Without going over the top, the story again puts it simply: a human being is a jumble of emotions that are capable of producing greatness and sometimes horror, but like the Parable of the Wheat and the Weeds, there's no quick remedy - any attempt to uproot the weeds will uproot the wheat, too.

So, we're more or less stuck - but it's okay, and more than okay. It's who we are, and anything less would be a loss of our humanity.

We've got to put up with the bad, in order to have the good of which we're capable.

The "body snatchers," the fascists in our midst, have it all wrong.

We are what we are, and God is at work in all things for good, and we're partners with God working all things out.

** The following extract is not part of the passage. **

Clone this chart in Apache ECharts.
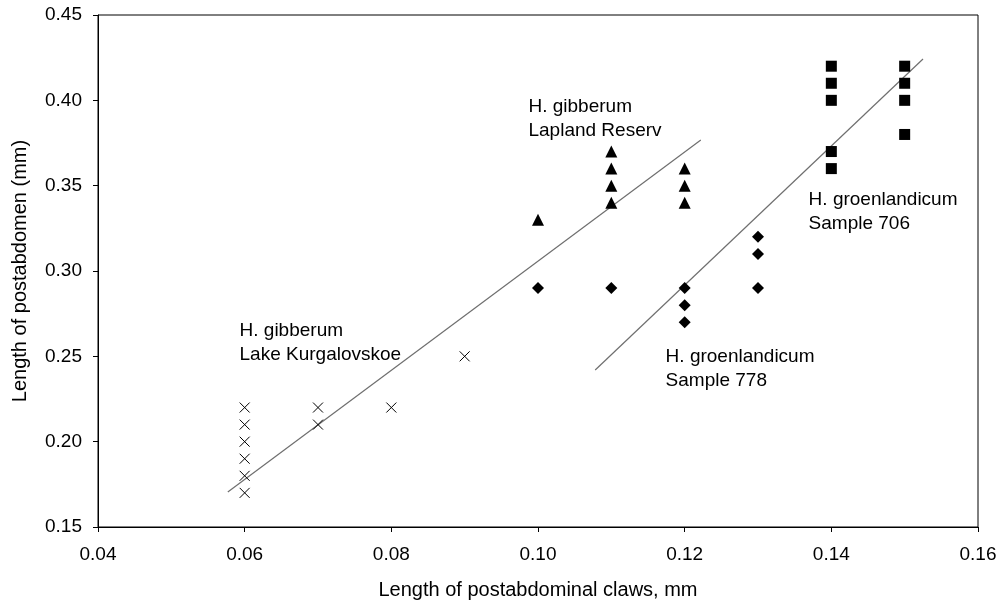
<!DOCTYPE html>
<html>
<head>
<meta charset="utf-8">
<script src="https://cdn.jsdelivr.net/npm/echarts@6/dist/echarts.min.js"></script>
<style>
  html, body { margin: 0; padding: 0; background: #fff; }
  #chart { width: 997px; height: 603px; }
</style>
</head>
<body>
<div id="chart"></div>
<script>
// H. gibberum, Lake Kurgalovskoe (crosses)
const kurgalovskoe = [
    [0.06, 0.17], [0.06, 0.18], [0.06, 0.19], [0.06, 0.20], [0.06, 0.21], [0.06, 0.22],
    [0.07, 0.21], [0.07, 0.22],
    [0.08, 0.22],
    [0.09, 0.25]
];
// H. gibberum, Lapland Reserv (triangles)
const lapland = [
    [0.10, 0.33],
    [0.11, 0.34], [0.11, 0.35], [0.11, 0.36], [0.11, 0.37],
    [0.12, 0.34], [0.12, 0.35], [0.12, 0.36]
];
// H. groenlandicum, Sample 778 (diamonds)
const sample778 = [
    [0.10, 0.29],
    [0.11, 0.29],
    [0.12, 0.27], [0.12, 0.28], [0.12, 0.29],
    [0.13, 0.29], [0.13, 0.31], [0.13, 0.32]
];
// H. groenlandicum, Sample 706 (squares)
const sample706 = [
    [0.14, 0.36], [0.14, 0.37], [0.14, 0.40], [0.14, 0.41], [0.14, 0.42],
    [0.15, 0.38], [0.15, 0.40], [0.15, 0.41], [0.15, 0.42]
];

// trend lines (end points)
const gibberumLine = [[0.0577, 0.1705], [0.1222, 0.3768]];
const groenlandicumLine = [[0.1078, 0.2420], [0.1525, 0.4242]];

// annotation text, anchored at the top-left corner
const notes = [
    { value: [0.0593, 0.2718], text: 'H. gibberum\nLake Kurgalovskoe' },
    { value: [0.0987, 0.4035], text: 'H. gibberum\nLapland Reserv' },
    { value: [0.1174, 0.2570], text: 'H. groenlandicum\nSample 778' },
    { value: [0.1369, 0.3490], text: 'H. groenlandicum\nSample 706' }
];

const FONT = 'Liberation Sans, Arial, sans-serif';

const chart = echarts.init(document.getElementById('chart'));

function markerSeries(data, symbol, size, stroke) {
    return {
        type: 'scatter',
        data: data,
        symbol: symbol,
        symbolSize: size,
        itemStyle: stroke
            ? { color: 'transparent', borderColor: '#000', borderWidth: 1, opacity: 1 }
            : { color: '#000', opacity: 1 },
        z: 3
    };
}

function trendSeries(data) {
    return {
        type: 'line',
        data: data,
        symbol: 'none',
        lineStyle: { color: '#6f6f6f', width: 1.2 },
        z: 2
    };
}

chart.setOption({
    backgroundColor: '#fff',
    animation: false,
    grid: {
        left: 98, right: 19, top: 15, bottom: 76,
        containLabel: false,
        outerBoundsMode: 'none',
        show: true, borderColor: '#000', borderWidth: 1
    },
    xAxis: {
        type: 'value',
        min: 0.04,
        max: 0.16,
        interval: 0.02,
        name: 'Length of postabdominal claws, mm',
        nameLocation: 'middle',
        nameGap: 53,
        nameTextStyle: { fontFamily: FONT, fontSize: 20, color: '#000' },
        axisLine: { show: true, onZero: false, lineStyle: { color: '#000' } },
        axisTick: { show: true, length: 5, lineStyle: { color: '#000' } },
        axisLabel: {
            fontFamily: FONT, fontSize: 19, color: '#000', margin: 18,
            formatter: v => v.toFixed(2)
        },
        splitLine: { show: false }
    },
    yAxis: {
        type: 'value',
        min: 0.15,
        max: 0.45,
        interval: 0.05,
        name: 'Length of postabdomen (mm)',
        nameLocation: 'middle',
        nameGap: 68,
        nameTextStyle: { fontFamily: FONT, fontSize: 20, color: '#000' },
        axisLine: { show: true, onZero: false, lineStyle: { color: '#000' } },
        axisTick: { show: true, length: 5, lineStyle: { color: '#000' } },
        axisLabel: {
            fontFamily: FONT, fontSize: 19, color: '#000', margin: 16,
            formatter: v => v.toFixed(2)
        },
        splitLine: { show: false }
    },
    series: [
        trendSeries(gibberumLine),
        trendSeries(groenlandicumLine),
        markerSeries(kurgalovskoe, 'path://M0,0L10,10M10,0L0,10', 10, true),
        markerSeries(lapland, 'triangle', 12, false),
        markerSeries(sample778, 'diamond', 12, false),
        markerSeries(sample706, 'rect', 11, false),
        {
            type: 'scatter',
            data: notes.map(n => ({ value: n.value, text: n.text })),
            symbolSize: 0,
            silent: true,
            itemStyle: { opacity: 1 },
            label: {
                show: true,
                position: [0, 0],
                align: 'left',
                verticalAlign: 'top',
                fontFamily: FONT,
                fontSize: 19,
                lineHeight: 24,
                color: '#000',
                formatter: p => p.data.text
            }
        }
    ]
});
</script>
</body>
</html>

Friday, September 21, 2007

In the Valley of Elah

What a profound film ... of father's and sons ... the grace of a family ... dignity and hope ... the madness of war and the courage to love.

Oscar-level in all regards.

The most powerful anti-war film I've ever seen without being anti-war - no politics here, just a family: a Vietnam veteran father, a mother - the death of an older son ten years earlier in a helicopter crash, and now their younger son, just returned from a tour of duty in Iraq, missing from his base.

Dad hauls gravel in a small Tennessee town - when a soldier, he was military police; a no-nonsense kind of guy - few words, clear and to the point. Upon hearing of his son's disappearance, he heads west to the base. He mets a local detective who persists in following the leads, confronting inertia in both the military and local police departments - just another soldier. But not just another soldier - Hank Deerfield's son!

Tommy Lee Jones reflects the heart of every father - his face conveys every emotion - a man filled with military poise and dignity, looking for a boy whom he loves dearly.

Charlize Theron is Det. Emily Sanders - young, savvy, with a heart - incredible performance.

Go see this film ... and pray for our solders!

This war is doing horrible things to them, to our nation, to all of us!